* [Set exercise] Using the records below, quote only the span that opens with the line containing "Output the Python" and closes with the line containing "from bokeh.resources import INLINE", exactly and inclusively.
── Available records
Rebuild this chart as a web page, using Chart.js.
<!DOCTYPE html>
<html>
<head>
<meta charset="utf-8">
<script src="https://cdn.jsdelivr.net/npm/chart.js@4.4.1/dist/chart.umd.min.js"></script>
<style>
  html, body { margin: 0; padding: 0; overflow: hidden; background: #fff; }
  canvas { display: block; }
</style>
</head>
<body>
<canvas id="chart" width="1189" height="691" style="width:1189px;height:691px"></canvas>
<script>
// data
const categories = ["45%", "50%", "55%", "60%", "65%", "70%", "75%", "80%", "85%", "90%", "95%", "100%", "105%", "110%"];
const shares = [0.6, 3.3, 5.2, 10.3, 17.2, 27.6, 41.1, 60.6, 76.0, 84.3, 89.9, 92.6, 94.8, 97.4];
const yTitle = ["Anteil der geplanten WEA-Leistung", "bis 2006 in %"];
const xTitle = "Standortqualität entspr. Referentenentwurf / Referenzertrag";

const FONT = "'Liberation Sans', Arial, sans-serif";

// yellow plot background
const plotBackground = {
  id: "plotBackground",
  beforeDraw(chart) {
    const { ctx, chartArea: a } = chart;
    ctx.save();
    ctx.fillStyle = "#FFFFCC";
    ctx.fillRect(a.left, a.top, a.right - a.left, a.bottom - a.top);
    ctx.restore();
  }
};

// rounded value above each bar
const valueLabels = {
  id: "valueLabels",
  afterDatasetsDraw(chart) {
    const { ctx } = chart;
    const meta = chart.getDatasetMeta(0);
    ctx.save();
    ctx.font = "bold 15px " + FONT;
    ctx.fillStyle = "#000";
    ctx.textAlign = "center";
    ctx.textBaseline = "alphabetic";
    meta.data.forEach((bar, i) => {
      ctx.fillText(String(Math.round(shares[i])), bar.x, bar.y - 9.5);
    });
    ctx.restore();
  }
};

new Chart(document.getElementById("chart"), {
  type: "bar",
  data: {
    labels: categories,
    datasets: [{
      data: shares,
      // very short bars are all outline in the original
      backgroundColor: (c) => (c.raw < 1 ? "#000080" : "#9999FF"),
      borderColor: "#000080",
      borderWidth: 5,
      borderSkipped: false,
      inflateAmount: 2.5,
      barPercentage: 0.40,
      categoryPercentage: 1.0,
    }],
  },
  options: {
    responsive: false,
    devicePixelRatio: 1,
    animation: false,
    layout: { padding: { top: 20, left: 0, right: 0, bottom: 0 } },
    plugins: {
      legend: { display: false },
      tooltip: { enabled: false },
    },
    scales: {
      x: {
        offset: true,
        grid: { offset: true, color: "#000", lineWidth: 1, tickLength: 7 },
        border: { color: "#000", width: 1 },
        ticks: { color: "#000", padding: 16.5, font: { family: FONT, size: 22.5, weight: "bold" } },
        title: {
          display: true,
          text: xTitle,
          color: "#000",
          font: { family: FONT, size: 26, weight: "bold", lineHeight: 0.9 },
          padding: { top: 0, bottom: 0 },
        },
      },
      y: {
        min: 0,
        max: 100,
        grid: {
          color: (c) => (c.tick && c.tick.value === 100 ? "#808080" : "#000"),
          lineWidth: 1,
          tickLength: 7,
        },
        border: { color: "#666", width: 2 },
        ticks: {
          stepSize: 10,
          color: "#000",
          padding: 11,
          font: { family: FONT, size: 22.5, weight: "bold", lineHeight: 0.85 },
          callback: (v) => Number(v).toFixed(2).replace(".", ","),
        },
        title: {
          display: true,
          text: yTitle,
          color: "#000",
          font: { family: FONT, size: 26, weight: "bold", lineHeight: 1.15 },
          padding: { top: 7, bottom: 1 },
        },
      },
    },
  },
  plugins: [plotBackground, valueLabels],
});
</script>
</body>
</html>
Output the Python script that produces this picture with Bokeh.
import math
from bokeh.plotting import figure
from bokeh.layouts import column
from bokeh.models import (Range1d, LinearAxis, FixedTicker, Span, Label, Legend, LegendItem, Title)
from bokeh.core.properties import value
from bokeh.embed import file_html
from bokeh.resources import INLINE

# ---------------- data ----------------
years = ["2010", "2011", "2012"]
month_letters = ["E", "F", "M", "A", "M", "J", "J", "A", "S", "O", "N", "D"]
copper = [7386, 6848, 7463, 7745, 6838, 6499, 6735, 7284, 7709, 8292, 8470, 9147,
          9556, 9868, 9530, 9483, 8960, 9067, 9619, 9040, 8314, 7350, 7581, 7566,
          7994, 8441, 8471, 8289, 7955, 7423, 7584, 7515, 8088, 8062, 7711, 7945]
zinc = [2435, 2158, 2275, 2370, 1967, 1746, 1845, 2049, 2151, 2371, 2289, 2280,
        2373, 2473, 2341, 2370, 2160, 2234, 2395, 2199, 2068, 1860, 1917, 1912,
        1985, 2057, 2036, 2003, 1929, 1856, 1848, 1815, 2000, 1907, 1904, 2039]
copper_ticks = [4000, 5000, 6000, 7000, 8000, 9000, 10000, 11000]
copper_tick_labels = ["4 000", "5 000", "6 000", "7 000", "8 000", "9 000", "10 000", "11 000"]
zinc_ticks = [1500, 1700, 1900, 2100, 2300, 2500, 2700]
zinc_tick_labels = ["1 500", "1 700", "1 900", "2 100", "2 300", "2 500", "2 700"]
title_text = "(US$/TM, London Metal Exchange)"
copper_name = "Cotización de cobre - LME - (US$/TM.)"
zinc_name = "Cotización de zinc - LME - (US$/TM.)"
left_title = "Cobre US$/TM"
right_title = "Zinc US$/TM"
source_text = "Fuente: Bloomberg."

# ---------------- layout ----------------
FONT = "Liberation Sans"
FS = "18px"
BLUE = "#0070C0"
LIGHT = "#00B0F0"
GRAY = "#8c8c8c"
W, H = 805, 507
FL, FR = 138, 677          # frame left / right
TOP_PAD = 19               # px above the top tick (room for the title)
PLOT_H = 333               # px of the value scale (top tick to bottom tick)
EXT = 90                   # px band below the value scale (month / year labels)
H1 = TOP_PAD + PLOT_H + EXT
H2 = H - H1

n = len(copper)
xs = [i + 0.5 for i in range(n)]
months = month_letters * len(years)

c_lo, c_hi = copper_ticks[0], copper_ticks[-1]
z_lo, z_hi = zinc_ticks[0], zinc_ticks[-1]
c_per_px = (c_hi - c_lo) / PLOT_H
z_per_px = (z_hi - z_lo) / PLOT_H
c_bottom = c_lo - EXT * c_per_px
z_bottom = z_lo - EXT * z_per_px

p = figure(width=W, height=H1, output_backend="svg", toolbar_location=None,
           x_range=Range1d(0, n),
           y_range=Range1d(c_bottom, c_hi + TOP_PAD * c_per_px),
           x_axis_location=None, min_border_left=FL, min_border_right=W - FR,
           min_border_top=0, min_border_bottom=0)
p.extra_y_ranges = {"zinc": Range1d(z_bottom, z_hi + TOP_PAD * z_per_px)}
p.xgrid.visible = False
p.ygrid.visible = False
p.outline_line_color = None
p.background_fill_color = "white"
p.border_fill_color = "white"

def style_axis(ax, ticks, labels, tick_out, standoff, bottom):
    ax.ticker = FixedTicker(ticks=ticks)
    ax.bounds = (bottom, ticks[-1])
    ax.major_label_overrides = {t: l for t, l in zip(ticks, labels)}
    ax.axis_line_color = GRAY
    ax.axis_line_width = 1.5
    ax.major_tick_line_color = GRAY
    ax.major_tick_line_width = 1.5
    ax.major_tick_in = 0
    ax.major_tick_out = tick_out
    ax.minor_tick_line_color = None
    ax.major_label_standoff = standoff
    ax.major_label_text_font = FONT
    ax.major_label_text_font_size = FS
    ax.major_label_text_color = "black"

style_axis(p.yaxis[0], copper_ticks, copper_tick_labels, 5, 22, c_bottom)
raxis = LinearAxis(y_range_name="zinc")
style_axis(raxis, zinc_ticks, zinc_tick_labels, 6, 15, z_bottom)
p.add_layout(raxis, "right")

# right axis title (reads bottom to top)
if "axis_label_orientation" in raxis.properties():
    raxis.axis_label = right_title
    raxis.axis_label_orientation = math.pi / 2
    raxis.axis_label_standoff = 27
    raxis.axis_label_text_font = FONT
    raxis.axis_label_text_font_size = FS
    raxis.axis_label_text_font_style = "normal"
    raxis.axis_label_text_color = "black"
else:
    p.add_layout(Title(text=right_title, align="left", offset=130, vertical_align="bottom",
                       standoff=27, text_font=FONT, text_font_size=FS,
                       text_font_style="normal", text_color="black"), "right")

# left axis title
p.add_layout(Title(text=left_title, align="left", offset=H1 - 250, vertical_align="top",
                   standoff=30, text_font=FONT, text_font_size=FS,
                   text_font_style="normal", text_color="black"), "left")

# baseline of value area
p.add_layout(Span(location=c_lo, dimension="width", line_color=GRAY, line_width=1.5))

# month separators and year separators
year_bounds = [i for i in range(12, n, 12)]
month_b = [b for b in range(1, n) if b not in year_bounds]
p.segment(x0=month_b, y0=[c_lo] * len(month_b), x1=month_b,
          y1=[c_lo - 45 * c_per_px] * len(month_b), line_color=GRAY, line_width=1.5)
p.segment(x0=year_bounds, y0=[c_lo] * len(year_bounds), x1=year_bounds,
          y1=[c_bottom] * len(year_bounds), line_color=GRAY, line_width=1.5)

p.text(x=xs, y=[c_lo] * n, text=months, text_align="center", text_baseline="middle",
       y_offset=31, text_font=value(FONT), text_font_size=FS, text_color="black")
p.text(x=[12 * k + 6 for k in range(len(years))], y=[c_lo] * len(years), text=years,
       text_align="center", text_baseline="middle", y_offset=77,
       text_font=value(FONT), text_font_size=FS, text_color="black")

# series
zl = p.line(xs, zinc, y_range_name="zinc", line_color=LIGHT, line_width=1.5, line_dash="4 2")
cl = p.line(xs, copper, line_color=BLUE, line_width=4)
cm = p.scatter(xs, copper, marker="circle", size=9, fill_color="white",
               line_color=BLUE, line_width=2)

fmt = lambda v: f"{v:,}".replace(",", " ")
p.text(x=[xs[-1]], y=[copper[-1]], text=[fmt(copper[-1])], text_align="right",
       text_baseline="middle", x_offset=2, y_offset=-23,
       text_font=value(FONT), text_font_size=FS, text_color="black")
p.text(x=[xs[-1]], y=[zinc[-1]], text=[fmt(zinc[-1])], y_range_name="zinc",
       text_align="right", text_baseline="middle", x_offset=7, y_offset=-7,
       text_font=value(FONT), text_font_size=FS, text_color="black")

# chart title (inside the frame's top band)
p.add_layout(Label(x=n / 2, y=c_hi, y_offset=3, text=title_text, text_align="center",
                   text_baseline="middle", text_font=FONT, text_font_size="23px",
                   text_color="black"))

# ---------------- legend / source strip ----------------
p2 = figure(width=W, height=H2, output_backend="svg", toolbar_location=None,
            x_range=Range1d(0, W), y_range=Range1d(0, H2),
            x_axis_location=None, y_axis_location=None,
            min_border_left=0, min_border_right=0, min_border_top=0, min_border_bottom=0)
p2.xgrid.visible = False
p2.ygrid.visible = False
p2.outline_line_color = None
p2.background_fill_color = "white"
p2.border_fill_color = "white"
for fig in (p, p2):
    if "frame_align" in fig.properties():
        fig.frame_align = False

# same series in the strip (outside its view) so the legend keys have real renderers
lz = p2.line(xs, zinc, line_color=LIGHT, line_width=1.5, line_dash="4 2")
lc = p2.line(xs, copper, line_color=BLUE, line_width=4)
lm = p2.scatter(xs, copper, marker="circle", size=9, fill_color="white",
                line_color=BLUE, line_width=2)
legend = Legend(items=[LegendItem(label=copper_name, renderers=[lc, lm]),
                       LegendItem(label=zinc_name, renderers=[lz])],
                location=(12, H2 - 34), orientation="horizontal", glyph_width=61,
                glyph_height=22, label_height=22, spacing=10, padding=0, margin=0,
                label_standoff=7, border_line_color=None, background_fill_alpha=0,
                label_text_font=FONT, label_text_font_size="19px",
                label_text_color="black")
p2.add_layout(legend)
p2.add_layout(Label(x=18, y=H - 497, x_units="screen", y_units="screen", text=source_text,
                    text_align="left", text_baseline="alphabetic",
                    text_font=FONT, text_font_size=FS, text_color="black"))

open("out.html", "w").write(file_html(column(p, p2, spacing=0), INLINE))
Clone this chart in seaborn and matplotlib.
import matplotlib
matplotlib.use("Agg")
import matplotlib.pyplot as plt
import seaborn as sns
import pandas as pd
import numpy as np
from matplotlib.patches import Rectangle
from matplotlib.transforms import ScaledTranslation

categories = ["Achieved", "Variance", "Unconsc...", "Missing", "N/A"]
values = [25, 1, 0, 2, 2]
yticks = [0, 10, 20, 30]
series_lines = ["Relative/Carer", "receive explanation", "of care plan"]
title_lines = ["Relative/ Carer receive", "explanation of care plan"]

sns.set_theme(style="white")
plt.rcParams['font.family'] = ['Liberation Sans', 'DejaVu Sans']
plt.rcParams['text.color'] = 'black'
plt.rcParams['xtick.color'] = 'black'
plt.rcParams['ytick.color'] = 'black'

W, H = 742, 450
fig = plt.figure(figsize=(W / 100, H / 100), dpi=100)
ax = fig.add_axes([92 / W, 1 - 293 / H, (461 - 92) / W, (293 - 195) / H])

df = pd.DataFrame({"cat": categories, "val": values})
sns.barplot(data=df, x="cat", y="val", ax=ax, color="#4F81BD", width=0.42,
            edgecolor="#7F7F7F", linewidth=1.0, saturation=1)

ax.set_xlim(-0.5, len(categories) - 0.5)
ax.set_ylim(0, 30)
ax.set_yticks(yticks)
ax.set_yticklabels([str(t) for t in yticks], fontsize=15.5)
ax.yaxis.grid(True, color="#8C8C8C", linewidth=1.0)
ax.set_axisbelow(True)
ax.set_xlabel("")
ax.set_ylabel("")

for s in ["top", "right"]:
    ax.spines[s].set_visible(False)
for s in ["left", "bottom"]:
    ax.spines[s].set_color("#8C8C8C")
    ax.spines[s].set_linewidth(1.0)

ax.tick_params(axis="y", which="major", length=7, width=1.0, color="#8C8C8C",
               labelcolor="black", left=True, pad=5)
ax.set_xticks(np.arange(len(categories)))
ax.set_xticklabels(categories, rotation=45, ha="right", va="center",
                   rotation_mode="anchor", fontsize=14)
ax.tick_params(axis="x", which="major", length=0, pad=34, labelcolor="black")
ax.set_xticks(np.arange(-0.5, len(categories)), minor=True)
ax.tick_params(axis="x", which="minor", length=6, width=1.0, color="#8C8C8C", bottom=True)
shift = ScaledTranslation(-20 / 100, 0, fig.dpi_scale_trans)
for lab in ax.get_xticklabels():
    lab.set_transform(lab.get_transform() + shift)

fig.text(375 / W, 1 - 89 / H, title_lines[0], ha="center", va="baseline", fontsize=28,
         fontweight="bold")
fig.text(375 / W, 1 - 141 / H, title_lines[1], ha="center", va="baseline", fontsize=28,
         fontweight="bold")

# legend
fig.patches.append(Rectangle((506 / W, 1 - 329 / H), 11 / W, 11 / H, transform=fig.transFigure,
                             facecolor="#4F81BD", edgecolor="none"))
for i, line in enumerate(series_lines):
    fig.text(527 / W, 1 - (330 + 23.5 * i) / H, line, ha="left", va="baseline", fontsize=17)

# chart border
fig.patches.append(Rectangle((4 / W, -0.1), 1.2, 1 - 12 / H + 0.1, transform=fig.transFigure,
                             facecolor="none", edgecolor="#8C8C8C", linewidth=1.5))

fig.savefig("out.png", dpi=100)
────
* [Written solution]
Output the Python script that produces this picture with Bokeh.
import math
from bokeh.plotting import figure
from bokeh.layouts import column
from bokeh.models import (Range1d, LinearAxis, FixedTicker, Span, Label, Legend, LegendItem, Title)
from bokeh.core.properties import value
from bokeh.embed import file_html
from bokeh.resources import INLINE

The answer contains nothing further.